--- SHORT TASK ---
Repeat the data that follows, word for word, without the images.

++++ MATERIAL PROVIDED ++++

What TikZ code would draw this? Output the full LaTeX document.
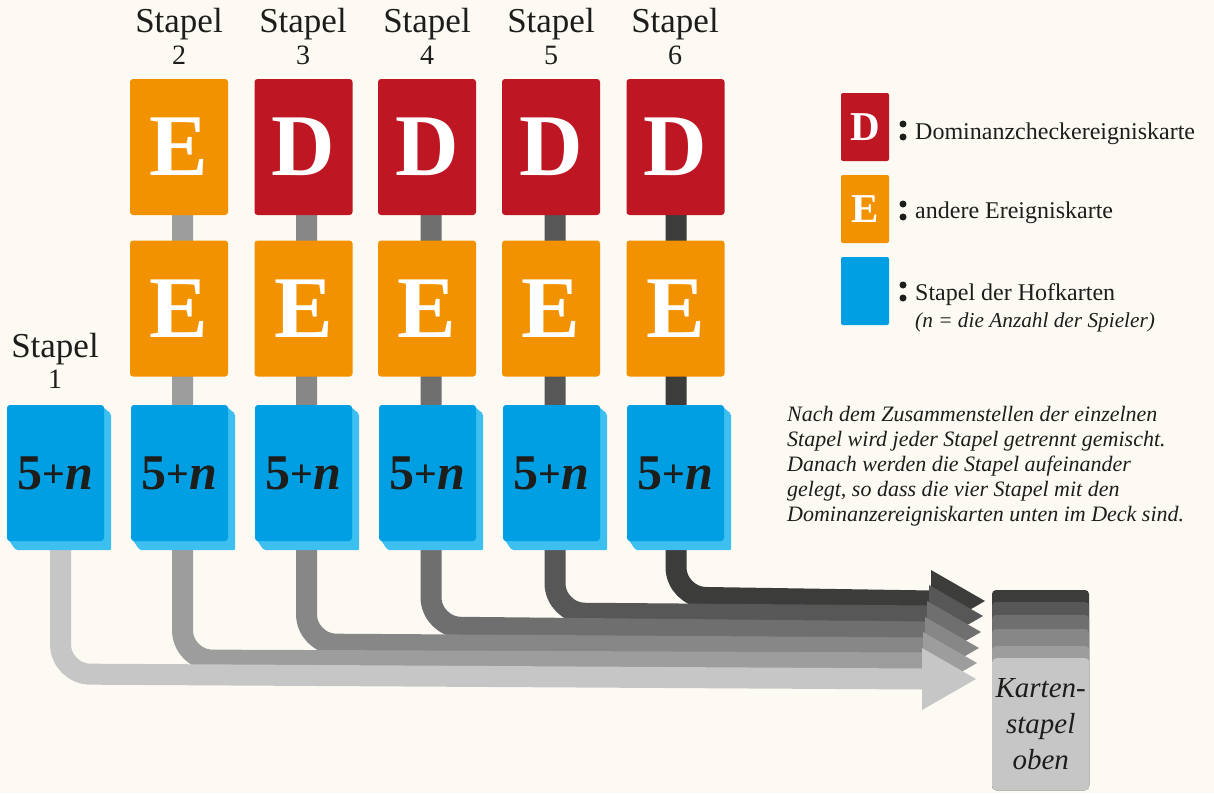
\documentclass[tikz,border=0pt]{standalone}
\usepackage{fontspec}
\setmainfont{Liberation Serif}
\usetikzlibrary{calc}
\definecolor{paper}{HTML}{FCFAF3}
\definecolor{cred}{HTML}{BE1622}
\definecolor{corange}{HTML}{F39200}
\definecolor{cblue}{HTML}{009FE3}
\definecolor{cblueL}{HTML}{3DBFF0}
\definecolor{ink}{HTML}{1D1D1B}
\definecolor{g1}{HTML}{C6C6C6}
\definecolor{g2}{HTML}{9D9D9D}
\definecolor{g3}{HTML}{878787}
\definecolor{g4}{HTML}{6F6F6F}
\definecolor{g5}{HTML}{575757}
\definecolor{g6}{HTML}{3C3C3B}
\pgfdeclarelayer{paperlayer}
\pgfdeclarelayer{bg}
\pgfsetlayers{paperlayer,bg,main}
\begin{document}
\begin{tikzpicture}[x=1pt,y=-1pt,
  card/.style={rectangle, rounded corners=3pt, minimum width=98pt, minimum height=136pt, inner sep=0pt, text=white, font=\fontsize{88}{88}\selectfont\bfseries},
  dcard/.style={card, fill=cred},
  ecard/.style={card, fill=corange},
  hof/.style={card, fill=cblue, minimum width=97pt, text=ink, font=\fontsize{50}{50}\selectfont\bfseries},
  lcard/.style={rectangle, rounded corners=2pt, minimum width=48pt, minimum height=68pt, inner sep=0pt, text=white, font=\fontsize{41}{41}\selectfont\bfseries},
  hdr/.style={anchor=base, inner sep=0pt, text=ink, font=\fontsize{35}{40}\selectfont},
  hdrnum/.style={anchor=base, inner sep=0pt, text=ink, font=\fontsize{28}{32}\selectfont},
  legtxt/.style={anchor=base west, inner sep=0pt, text=ink, font=\fontsize{24}{28}\selectfont},
  band/.style={line width=21pt, rounded corners=30pt},
  dot/.style={fill=ink}
]
\begin{pgfonlayer}{paperlayer}
  \fill[paper] (0,0) rectangle (1214,793);
\end{pgfonlayer}

% headers
\node[hdr] (h1a) at (55,357) {Stapel};
\node[hdrnum] (h1b) at (55,388) {1};
\foreach \i/\xx in {2/179,3/303,4/427,5/551,6/675}{
  \node[hdr] (h\i a) at (\xx,32) {Stapel};
  \node[hdrnum] (h\i b) at (\xx,64) {\i};
}

% top row
\node[ecard] (t2) at (179,147) {E};
\node[dcard] (t3) at (303.5,147) {D};
\node[dcard] (t4) at (427,147) {D};
\node[dcard] (t5) at (551,147) {D};
\node[dcard] (t6) at (675.5,147) {D};
% middle row
\node[ecard] (m2) at (179,308.5) {E};
\node[ecard] (m3) at (303.5,308.5) {E};
\node[ecard] (m4) at (427,308.5) {E};
\node[ecard] (m5) at (551,308.5) {E};
\node[ecard] (m6) at (675.5,308.5) {E};
% blue row
\newcommand{\fivn}{5\raisebox{2pt}{\fontsize{40}{40}\selectfont +}\textit{n}}
\node[hof] (b1) at (55.5,473) {\fivn};
\node[hof] (b2) at (179.5,473) {\fivn};
\node[hof] (b3) at (303.5,473) {\fivn};
\node[hof] (b4) at (427.5,473) {\fivn};
\node[hof] (b5) at (551.5,473) {\fivn};
\node[hof] (b6) at (675.5,473) {\fivn};

% connector coordinates
\coordinate (s1) at (60.5,480);  \coordinate (k1) at (60.5,674);  \coordinate (a1) at (922,679);
\coordinate (s2) at (182.5,200); \coordinate (k2) at (182.5,660); \coordinate (a2) at (923,663);
\coordinate (s3) at (306.5,200); \coordinate (k3) at (306.5,644); \coordinate (a3) at (925,648);
\coordinate (s4) at (431,200);   \coordinate (k4) at (431,627);   \coordinate (a4) at (927,632);
\coordinate (s5) at (555,200);   \coordinate (k5) at (555,613);   \coordinate (a5) at (929,616);
\coordinate (s6) at (676,200);   \coordinate (k6) at (676,597);   \coordinate (a6) at (931,601);

\begin{pgfonlayer}{bg}
  \foreach \i in {6,5,4,3,2,1}{
    \draw[band, draw=g\i] (s\i) -- (k\i) -- ($(a\i)+(2,0)$);
    \fill[g\i] ($(a\i)+(0,-31)$) -- ($(a\i)+(54,0)$) -- ($(a\i)+(0,31)$) -- cycle;
  }
  \foreach \bn in {b1,b2,b3,b4,b5,b6}{
    \fill[cblueL, rounded corners=2pt] ($(\bn.north east)+(-4,0)$) -- ($(\bn.north east)+(7,9)$) -- ($(\bn.south east)+(7,9)$) -- ($(\bn.south west)+(9,9)$) -- ($(\bn.south west)+(0,-4)$) -- cycle;
  }
\end{pgfonlayer}

% final deck
\fill[g6, rounded corners=4pt] (992,590) rectangle (1089,790);
\fill[g5, rounded corners=4pt] (992,602) rectangle (1089,790);
\fill[g4, rounded corners=4pt] (992,615) rectangle (1089,790);
\fill[g3, rounded corners=4pt] (992,629) rectangle (1089,790);
\fill[g2, rounded corners=4pt] (992,646) rectangle (1089,790);
\node[rectangle, fill=g1, rounded corners=4pt, minimum width=97pt, minimum height=132pt, inner sep=0pt, anchor=north west, align=center, text=ink, font=\fontsize{29}{36}\selectfont\itshape] (deck) at (992,658) {Karten-\\stapel\\oben};

% legend
\node[lcard, fill=cred] (ld) at (865,127) {D};
\node[lcard, fill=corange] (le) at (865,209) {E};
\node[lcard, fill=cblue] (lb) at (865,291) {};
\fill[dot] (903,124) circle (3.5) (903,137) circle (3.5);
\fill[dot] (903,204) circle (3.5) (903,217) circle (3.5);
\fill[dot] (903,285) circle (3.5) (903,298) circle (3.5);
\node[legtxt] (ltd) at (915,139) {Dominanzcheckereigniskarte};
\node[legtxt] (lte) at (915,218) {andere Ereigniskarte};
\node[legtxt] (ltb) at (915,300) {Stapel der Hofkarten};
\node[legtxt, font=\fontsize{21.3}{24}\selectfont\itshape] (ltn) at (915,327) {(n = die Anzahl der Spieler)};

% paragraph
\node[anchor=north west, inner sep=0pt, align=left, text=ink, font=\fontsize{22}{25}\selectfont\itshape] (para) at (787,406) {Nach dem Zusammenstellen der einzelnen\\Stapel wird jeder Stapel getrennt gemischt.\\Danach werden die Stapel aufeinander\\gelegt, so dass die vier Stapel mit den\\Dominanzereigniskarten unten im Deck sind.};
\end{tikzpicture}
\end{document}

++++

--- ANSWER TO THIS PROBLEM ---
What TikZ code would draw this? Output the full LaTeX document.
\documentclass[tikz,border=0pt]{standalone}
\usepackage{fontspec}
\setmainfont{Liberation Serif}
\usetikzlibrary{calc}
\definecolor{paper}{HTML}{FCFAF3}
\definecolor{cred}{HTML}{BE1622}
\definecolor{corange}{HTML}{F39200}
\definecolor{cblue}{HTML}{009FE3}
\definecolor{cblueL}{HTML}{3DBFF0}
\definecolor{ink}{HTML}{1D1D1B}
\definecolor{g1}{HTML}{C6C6C6}
\definecolor{g2}{HTML}{9D9D9D}
\definecolor{g3}{HTML}{878787}
\definecolor{g4}{HTML}{6F6F6F}
\definecolor{g5}{HTML}{575757}
\definecolor{g6}{HTML}{3C3C3B}
\pgfdeclarelayer{paperlayer}
\pgfdeclarelayer{bg}
\pgfsetlayers{paperlayer,bg,main}
\begin{document}
\begin{tikzpicture}[x=1pt,y=-1pt,
  card/.style={rectangle, rounded corners=3pt, minimum width=98pt, minimum height=136pt, inner sep=0pt, text=white, font=\fontsize{88}{88}\selectfont\bfseries},
  dcard/.style={card, fill=cred},
  ecard/.style={card, fill=corange},
  hof/.style={card, fill=cblue, minimum width=97pt, text=ink, font=\fontsize{50}{50}\selectfont\bfseries},
  lcard/.style={rectangle, rounded corners=2pt, minimum width=48pt, minimum height=68pt, inner sep=0pt, text=white, font=\fontsize{41}{41}\selectfont\bfseries},
  hdr/.style={anchor=base, inner sep=0pt, text=ink, font=\fontsize{35}{40}\selectfont},
  hdrnum/.style={anchor=base, inner sep=0pt, text=ink, font=\fontsize{28}{32}\selectfont},
  legtxt/.style={anchor=base west, inner sep=0pt, text=ink, font=\fontsize{24}{28}\selectfont},
  band/.style={line width=21pt, rounded corners=30pt},
  dot/.style={fill=ink}
]
\begin{pgfonlayer}{paperlayer}
  \fill[paper] (0,0) rectangle (1214,793);
\end{pgfonlayer}

% headers
\node[hdr] (h1a) at (55,357) {Stapel};
\node[hdrnum] (h1b) at (55,388) {1};
\foreach \i/\xx in {2/179,3/303,4/427,5/551,6/675}{
  \node[hdr] (h\i a) at (\xx,32) {Stapel};
  \node[hdrnum] (h\i b) at (\xx,64) {\i};
}

% top row
\node[ecard] (t2) at (179,147) {E};
\node[dcard] (t3) at (303.5,147) {D};
\node[dcard] (t4) at (427,147) {D};
\node[dcard] (t5) at (551,147) {D};
\node[dcard] (t6) at (675.5,147) {D};
% middle row
\node[ecard] (m2) at (179,308.5) {E};
\node[ecard] (m3) at (303.5,308.5) {E};
\node[ecard] (m4) at (427,308.5) {E};
\node[ecard] (m5) at (551,308.5) {E};
\node[ecard] (m6) at (675.5,308.5) {E};
% blue row
\newcommand{\fivn}{5\raisebox{2pt}{\fontsize{40}{40}\selectfont +}\textit{n}}
\node[hof] (b1) at (55.5,473) {\fivn};
\node[hof] (b2) at (179.5,473) {\fivn};
\node[hof] (b3) at (303.5,473) {\fivn};
\node[hof] (b4) at (427.5,473) {\fivn};
\node[hof] (b5) at (551.5,473) {\fivn};
\node[hof] (b6) at (675.5,473) {\fivn};

% connector coordinates
\coordinate (s1) at (60.5,480);  \coordinate (k1) at (60.5,674);  \coordinate (a1) at (922,679);
\coordinate (s2) at (182.5,200); \coordinate (k2) at (182.5,660); \coordinate (a2) at (923,663);
\coordinate (s3) at (306.5,200); \coordinate (k3) at (306.5,644); \coordinate (a3) at (925,648);
\coordinate (s4) at (431,200);   \coordinate (k4) at (431,627);   \coordinate (a4) at (927,632);
\coordinate (s5) at (555,200);   \coordinate (k5) at (555,613);   \coordinate (a5) at (929,616);
\coordinate (s6) at (676,200);   \coordinate (k6) at (676,597);   \coordinate (a6) at (931,601);

\begin{pgfonlayer}{bg}
  \foreach \i in {6,5,4,3,2,1}{
    \draw[band, draw=g\i] (s\i) -- (k\i) -- ($(a\i)+(2,0)$);
    \fill[g\i] ($(a\i)+(0,-31)$) -- ($(a\i)+(54,0)$) -- ($(a\i)+(0,31)$) -- cycle;
  }
  \foreach \bn in {b1,b2,b3,b4,b5,b6}{
    \fill[cblueL, rounded corners=2pt] ($(\bn.north east)+(-4,0)$) -- ($(\bn.north east)+(7,9)$) -- ($(\bn.south east)+(7,9)$) -- ($(\bn.south west)+(9,9)$) -- ($(\bn.south west)+(0,-4)$) -- cycle;
  }
\end{pgfonlayer}

% final deck
\fill[g6, rounded corners=4pt] (992,590) rectangle (1089,790);
\fill[g5, rounded corners=4pt] (992,602) rectangle (1089,790);
\fill[g4, rounded corners=4pt] (992,615) rectangle (1089,790);
\fill[g3, rounded corners=4pt] (992,629) rectangle (1089,790);
\fill[g2, rounded corners=4pt] (992,646) rectangle (1089,790);
\node[rectangle, fill=g1, rounded corners=4pt, minimum width=97pt, minimum height=132pt, inner sep=0pt, anchor=north west, align=center, text=ink, font=\fontsize{29}{36}\selectfont\itshape] (deck) at (992,658) {Karten-\\stapel\\oben};

% legend
\node[lcard, fill=cred] (ld) at (865,127) {D};
\node[lcard, fill=corange] (le) at (865,209) {E};
\node[lcard, fill=cblue] (lb) at (865,291) {};
\fill[dot] (903,124) circle (3.5) (903,137) circle (3.5);
\fill[dot] (903,204) circle (3.5) (903,217) circle (3.5);
\fill[dot] (903,285) circle (3.5) (903,298) circle (3.5);
\node[legtxt] (ltd) at (915,139) {Dominanzcheckereigniskarte};
\node[legtxt] (lte) at (915,218) {andere Ereigniskarte};
\node[legtxt] (ltb) at (915,300) {Stapel der Hofkarten};
\node[legtxt, font=\fontsize{21.3}{24}\selectfont\itshape] (ltn) at (915,327) {(n = die Anzahl der Spieler)};

% paragraph
\node[anchor=north west, inner sep=0pt, align=left, text=ink, font=\fontsize{22}{25}\selectfont\itshape] (para) at (787,406) {Nach dem Zusammenstellen der einzelnen\\Stapel wird jeder Stapel getrennt gemischt.\\Danach werden die Stapel aufeinander\\gelegt, so dass die vier Stapel mit den\\Dominanzereigniskarten unten im Deck sind.};
\end{tikzpicture}
\end{document}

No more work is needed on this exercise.